News: Nunn School Students Help Brazilian Nonprofits Respond to COVID-19 Food Aid Needs
Posted April 30, 2020
By Michael Pearson
Students in the Global Social Entrepreneurship Vertically Integrated Project (VIP) are all about finding ways to help turbocharge the work of their community partners in Brazil. So, when the COVID-19 pandemic struck South America’s most populous country, these Georgia Institute of Technology students knew they had to act quickly.
“I immediately knew that our partner organizations were going to have to take on an unprecedented role that drastically differed from their typical charitable routines,” said Sam Chappell, a fourth-year International Affairs student from Savannah who is graduating this semester.

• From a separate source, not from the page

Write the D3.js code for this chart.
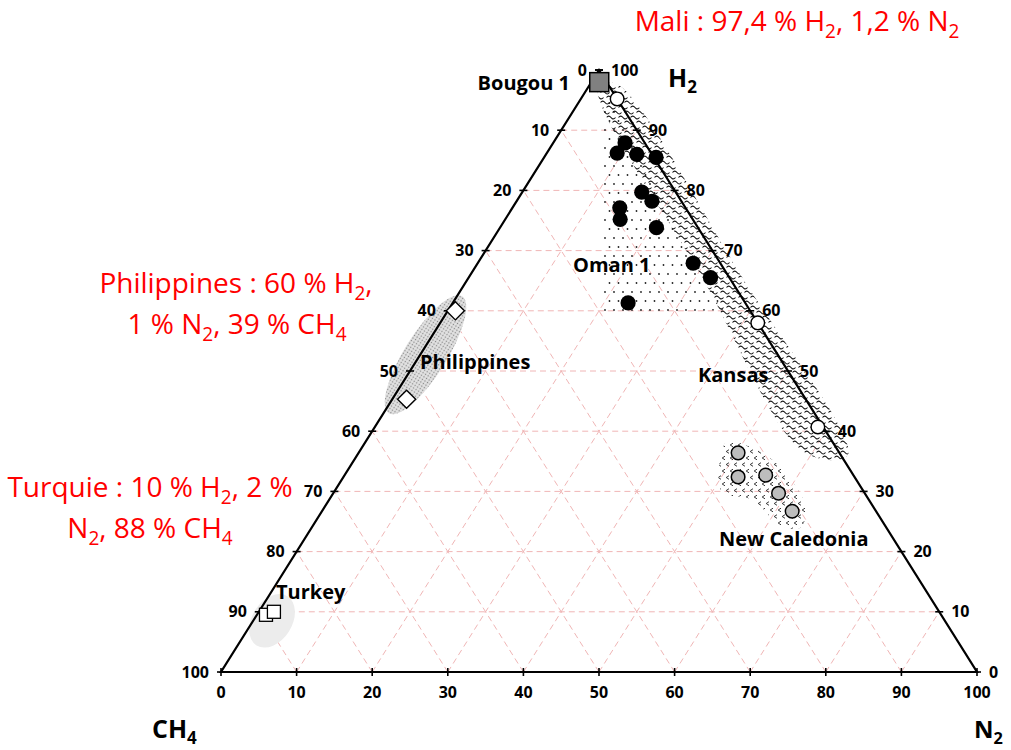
<!DOCTYPE html>
<html>
<head>
<meta charset="utf-8">
<script src="https://cdn.jsdelivr.net/npm/d3@7"></script>
<style>
  html, body { margin: 0; padding: 0; background: #fff; }
  svg { display: block; }
</style>
</head>
<body>
<svg id="chart" width="1011" height="750"></svg>
<script>
// Ternary diagram H2 – N2 – CH4 of natural hydrogen occurrences.
// Every composition is given as [H2 %, N2 %]; CH4 is the remainder to 100 %.

const tickValues = [0, 10, 20, 30, 40, 50, 60, 70, 80, 90, 100];
const gridValues = [10, 20, 30, 40, 50, 60, 70, 80, 90];

// Samples
const bougouSample = [[97.4, 1.2]];
const omanSamples = [
  [87.9, 9.5], [86.2, 9.3], [86.0, 12.0], [85.5, 14.8],
  [79.7, 15.8], [78.2, 17.9], [77.1, 14.2], [75.2, 15.2],
  [73.8, 20.7], [67.9, 28.5], [65.5, 32.0], [61.3, 23.2]
];
const kansasSamples = [[95.2, 4.8], [58.0, 42.0], [40.7, 58.6]];
const caledoniaSamples = [[36.4, 50.2], [32.4, 52.2], [32.7, 55.7], [29.7, 58.9], [26.7, 62.2]];
const philippinesSamples = [[60.0, 1.0], [45.3, 1.9]];
const turkeySamples = [[9.5, 1.2], [10.0, 2.0]];

// Outlines of the sample fields
const omanField = [[95.0, 3.0], [95.7, 3.5], [60.1, 36.5], [59.6, 20.7]];
const kansasField = [[97.0, 1.4], [97.7, 3.4], [65.1, 36.6], [36.0, 64.9], [36.5, 58.9], [65.1, 31.3]];
const caledoniaField = [
  [38.2, 47.8], [37.4, 51.3], [34.4, 56.5], [27.2, 63.8], [23.9, 64.6],
  [24.4, 61.7], [28.6, 56.0], [29.9, 51.3], [35.2, 48.4]
];
const philippinesFieldCenter = [52.7, 0.7];
const turkeyFieldCenter = [8.5, 2.5];

const svg = d3.select("#chart");

// Position scales: x follows N2 + H2/2, y follows H2.
const x = d3.scaleLinear().domain([0, 100]).range([221, 977]);
const y = d3.scaleLinear().domain([0, 100]).range([672, 70]);
const pt = (h2, n2) => [x(n2 + h2 / 2), y(h2)];

const tickFont = "'Liberation Sans Narrow', 'Arial Narrow', 'Open Sans', sans-serif";
const labelFont = "'Open Sans', 'DejaVu Sans', sans-serif";

// ---- patterns ----
const defs = svg.append("defs");

const pDots = defs.append("pattern").attr("id", "oman-dots")
  .attr("patternUnits", "userSpaceOnUse").attr("width", 9).attr("height", 18);
pDots.append("circle").attr("cx", 2).attr("cy", 4).attr("r", 0.9).attr("fill", "#222");
pDots.append("circle").attr("cx", 6.5).attr("cy", 13).attr("r", 0.9).attr("fill", "#222");

const pWave = defs.append("pattern").attr("id", "kansas-waves")
  .attr("patternUnits", "userSpaceOnUse").attr("width", 12).attr("height", 10);
pWave.append("path").attr("d", "M0.5,2.5 C2,0.6 3.5,0.6 5,2.5 S8,4.4 9.5,2.5")
  .attr("fill", "none").attr("stroke", "#111").attr("stroke-width", 1.1);
pWave.append("path").attr("d", "M-5.5,7.5 C-4,5.6 -2.5,5.6 -1,7.5 S2,9.4 3.5,7.5 M6.5,7.5 C8,5.6 9.5,5.6 11,7.5 S14,9.4 15.5,7.5")
  .attr("fill", "none").attr("stroke", "#111").attr("stroke-width", 1.1);

const pChev = defs.append("pattern").attr("id", "caledonia-chevrons")
  .attr("patternUnits", "userSpaceOnUse").attr("width", 8).attr("height", 13);
pChev.append("path").attr("d", "M5,1.2 L2.2,3 L5,4.8").attr("fill", "none")
  .attr("stroke", "#222").attr("stroke-width", 0.9);
pChev.append("path").attr("d", "M9,7.7 L6.2,9.5 L9,11.3 M1,7.7 L-1.8,9.5 L1,11.3").attr("fill", "none")
  .attr("stroke", "#222").attr("stroke-width", 0.9);

const pFine = defs.append("pattern").attr("id", "philippines-dots")
  .attr("patternUnits", "userSpaceOnUse").attr("width", 3).attr("height", 3);
pFine.append("rect").attr("width", 3).attr("height", 3).attr("fill", "#e2e2e2");
pFine.append("circle").attr("cx", 1.5).attr("cy", 1.5).attr("r", 0.75).attr("fill", "#858585");

// ---- grid ----
const gridG = svg.append("g").attr("stroke", "#f0b6b6").attr("stroke-width", 1)
  .attr("stroke-dasharray", "6,4").attr("fill", "none");
gridValues.forEach(v => {
  const lines = [
    [pt(v, 0), pt(v, 100 - v)],          // constant H2
    [pt(0, v), pt(100 - v, v)],          // constant N2
    [pt(0, 100 - v), pt(100 - v, 0)]     // constant CH4
  ];
  lines.forEach(l => gridG.append("line")
    .attr("x1", l[0][0]).attr("y1", l[0][1]).attr("x2", l[1][0]).attr("y2", l[1][1]));
});

// ---- sample fields ----
const edgeAngle = Math.atan2(y(100) - y(0), x(50) - x(0)) * 180 / Math.PI;

const tc = pt(turkeyFieldCenter[0], turkeyFieldCenter[1]);
svg.append("ellipse").attr("cx", 0).attr("cy", 0).attr("rx", 29).attr("ry", 20)
  .attr("transform", `translate(${tc[0]},${tc[1]}) rotate(${edgeAngle})`)
  .attr("fill", "#ececec");

const pc = pt(philippinesFieldCenter[0], philippinesFieldCenter[1]);
svg.append("ellipse").attr("cx", 0).attr("cy", 0).attr("rx", 69).attr("ry", 21)
  .attr("transform", `translate(${pc[0]},${pc[1]}) rotate(${edgeAngle})`)
  .attr("fill", "url(#philippines-dots)");

const field = d3.line().curve(d3.curveLinearClosed);
const smoothField = d3.line().curve(d3.curveCatmullRomClosed.alpha(0.5));

svg.append("path").attr("d", field(omanField.map(d => pt(d[0], d[1]))))
  .attr("fill", "url(#oman-dots)");
svg.append("path").attr("d", smoothField(kansasField.map(d => pt(d[0], d[1]))))
  .attr("fill", "url(#kansas-waves)");
svg.append("path").attr("d", smoothField(caledoniaField.map(d => pt(d[0], d[1]))))
  .attr("fill", "url(#caledonia-chevrons)");

// ---- triangle frame ----
const A = pt(100, 0), L = pt(0, 0), R = pt(0, 100);
svg.append("path").attr("d", `M${A[0]},${A[1]} L${L[0]},${L[1]} L${R[0]},${R[1]} Z`)
  .attr("fill", "none").attr("stroke", "#000").attr("stroke-width", 2.2)
  .attr("stroke-linejoin", "miter");

// ---- ticks and tick labels ----
const tickG = svg.append("g").attr("stroke", "#000").attr("stroke-width", 1.6);
const tickText = svg.append("g").attr("font-family", tickFont).attr("font-weight", "bold")
  .attr("font-size", 16).attr("fill", "#000");

tickValues.forEach(v => {
  // left edge: CH4
  const l = pt(100 - v, 0);
  tickG.append("line").attr("x1", l[0] - 4).attr("x2", l[0] + 4).attr("y1", l[1]).attr("y2", l[1]);
  tickText.append("text").attr("x", l[0] - 12).attr("y", l[1]).attr("dy", "0.35em")
    .attr("text-anchor", "end").text(v);
  // right edge: H2
  const r = pt(v, 100 - v);
  tickG.append("line").attr("x1", r[0] - 4).attr("x2", r[0] + 4).attr("y1", r[1]).attr("y2", r[1]);
  tickText.append("text").attr("x", r[0] + 12).attr("y", r[1]).attr("dy", "0.35em")
    .attr("text-anchor", "start").text(v);
  // base: N2
  const b = pt(0, v);
  tickG.append("line").attr("x1", b[0]).attr("x2", b[0]).attr("y1", b[1] - 4).attr("y2", b[1] + 4);
  tickText.append("text").attr("x", b[0]).attr("y", b[1] + 20).attr("dy", "0.35em")
    .attr("text-anchor", "middle").text(v);
});

// ---- samples ----
const P = d => pt(d[0], d[1]);

svg.append("g").selectAll("rect").data(turkeySamples).join("rect")
  .attr("x", d => P(d)[0] - 6.5).attr("y", d => P(d)[1] - 6.5)
  .attr("width", 13).attr("height", 13)
  .attr("fill", "#fff").attr("stroke", "#000").attr("stroke-width", 1.3);

svg.append("g").selectAll("path").data(philippinesSamples).join("path")
  .attr("d", d3.symbol(d3.symbolDiamond2, 210))
  .attr("transform", d => `translate(${P(d)[0]},${P(d)[1]})`)
  .attr("fill", "#fff").attr("stroke", "#000").attr("stroke-width", 1.4);

svg.append("g").selectAll("circle").data(omanSamples).join("circle")
  .attr("cx", d => P(d)[0]).attr("cy", d => P(d)[1]).attr("r", 7.6)
  .attr("fill", "#000");

svg.append("g").selectAll("circle").data(kansasSamples).join("circle")
  .attr("cx", d => P(d)[0]).attr("cy", d => P(d)[1]).attr("r", 6.8)
  .attr("fill", "#fff").attr("stroke", "#000").attr("stroke-width", 1.4);

svg.append("g").selectAll("circle").data(caledoniaSamples).join("circle")
  .attr("cx", d => P(d)[0]).attr("cy", d => P(d)[1]).attr("r", 6.8)
  .attr("fill", "#bdbdbd").attr("stroke", "#000").attr("stroke-width", 1.5);

svg.append("g").selectAll("rect").data(bougouSample).join("rect")
  .attr("x", d => P(d)[0] - 8.5).attr("y", d => P(d)[1] - 13)
  .attr("width", 19).attr("height", 19)
  .attr("fill", "#808080").attr("stroke", "#000").attr("stroke-width", 1.5);

// ---- text helper: plain strings and {sub: "..."} subscripts ----
function rich(g, xPos, yPos, parts, opts) {
  const t = g.append("text").attr("x", xPos).attr("y", yPos)
    .attr("text-anchor", opts.anchor || "start")
    .attr("font-family", labelFont).attr("font-size", opts.size)
    .attr("font-weight", opts.weight || "normal").attr("fill", opts.color || "#000");
  const shift = opts.size * 0.25;
  let lowered = false;
  parts.forEach(p => {
    if (typeof p === "string") {
      const s = t.append("tspan").text(p);
      if (lowered) { s.attr("dy", -shift); lowered = false; }
    } else {
      t.append("tspan").attr("dy", shift).attr("font-size", opts.size * 0.68).text(p.sub);
      lowered = true;
    }
  });
  return t;
}

const textG = svg.append("g");

// field names
const fieldLabels = [
  { text: "Bougou 1", x: 570, y: 90, anchor: "end" },
  { text: "Oman 1", x: 573, y: 272, anchor: "start" },
  { text: "Philippines", x: 420, y: 369, anchor: "start" },
  { text: "Kansas", x: 698, y: 382, anchor: "start" },
  { text: "New Caledonia", x: 719, y: 546, anchor: "start" },
  { text: "Turkey", x: 276, y: 599, anchor: "start" }
];
fieldLabels.forEach(f => rich(textG, f.x, f.y, [f.text], { size: 20, weight: "bold", anchor: f.anchor }));

// vertex names
rich(textG, 668, 87, ["H", { sub: "2" }], { size: 25, weight: "bold" });
rich(textG, 152, 738, ["CH", { sub: "4" }], { size: 25, weight: "bold" });
rich(textG, 974, 738, ["N", { sub: "2" }], { size: 24, weight: "bold" });

// compositions of the reference samples
const red = { size: 28, color: "#ff0000", anchor: "middle" };
rich(textG, 797, 31, ["Mali : 97,4 % H", { sub: "2" }, ", 1,2 % N", { sub: "2" }], red);
rich(textG, 236, 293, ["Philippines : 60 % H", { sub: "2" }, ","], red);
rich(textG, 237, 334, ["1 % N", { sub: "2" }, ", 39 % CH", { sub: "4" }], red);
rich(textG, 150, 497, ["Turquie : 10 % H", { sub: "2" }, ", 2 %"], red);
rich(textG, 150, 538, ["N", { sub: "2" }, ", 88 % CH", { sub: "4" }], red);
</script>
</body>
</html>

The group of 13 students from across campus decided to use funds earmarked for future projects to send immediate aid to those organizations. The funds enabled them to pivot from providing high-energy youth training programs to delivering urgently needed food and sanitary supplies for at-risk residents in Rio de Janeiro. Millions already leading precarious lives in Rio’s favelas saw their incomes largely cut off when officials shut down many businesses and the economy suffered a major hit.
The VIP team has sent $8,500 so far from funds generated by broadcast fees from documentaries produced by Rise Up & Care, the nonprofit co-founded by Kirk Bowman, the Sam Nunn School of International Affairs professor who runs the VIP. Students are now working on a May fundraiser to benefit midwives living in rural Brazilian communities impacted by the pandemic. These women are featured in a new documentary film produced by Rise Up & Care, Women of Earth.
Projects Provide Food and Jobs During Crisis
To date, Chappell said, the group’s partners, including Nós do Morro, the Miratus Badminton Association, and Circo Crescer e Viver, have been able to reach at least 6,500 Brazilians with food and hygiene supplies
“This effort has even resulted in the creation of temporary jobs for people to help with coordination of the whole project,” Chappell said.
Sebasião Oliveira is founder and director of Miratus Badminton Association — one of the groups that received funds from the Georgia Tech group.
“This generous donation from Georgia Tech students and Rise Up & Care provided a critical boost to our goal of feeding 186 families with empty refrigerators,” he said We have welcomed Georgia Tech students at Miratus Badminton Association many times in the past. In this pandemic, our partnership feeds and brings hope to the people of the Chacrinha neighborhood!”
Bowman, the Rise UP & Care Term Chair in Global Development & Identity, said the effort is right in line with what he is trying to teach the students about: a new model of global philanthropy that values acting as a “sidekick” or junior partner to established local leaders who set the agenda and run programs.
“These students are all really committed and doing great things,” said Bowman, a co-founder of the “Rise Up & Care” non-profit that works with Brazilian groups on a variety of projects. Bowman founded the group with Jon Wilcox, who financially supports the VIP and mentors students. The two have written a forthcoming book, Reimagining Global Philanthropy, that details their approach.
‘Take the Leap and Serve’
Mehnaz Ruksana, a third-year computer science student from Suwanee, said she has been honored to be part of the project.
“Our friends there inspire me every single day with the generosity, efficiency, innovation, and compassion they use to help their community,” Ruksana said. “It's been a valuable learning opportunity to work alongside the amazing people in Rio.”
Chappell encouraged fellow Yellow Jackets to find a way to help meet crucial needs in these challenging days.
“Take the leap and serve,” he said. “There are literally thousands of nonprofit organizations across the cities and towns of the United States and they all need volunteers at this critical moment.”
The Nunn School is a unit of the Ivan Allen College of Liberal Arts.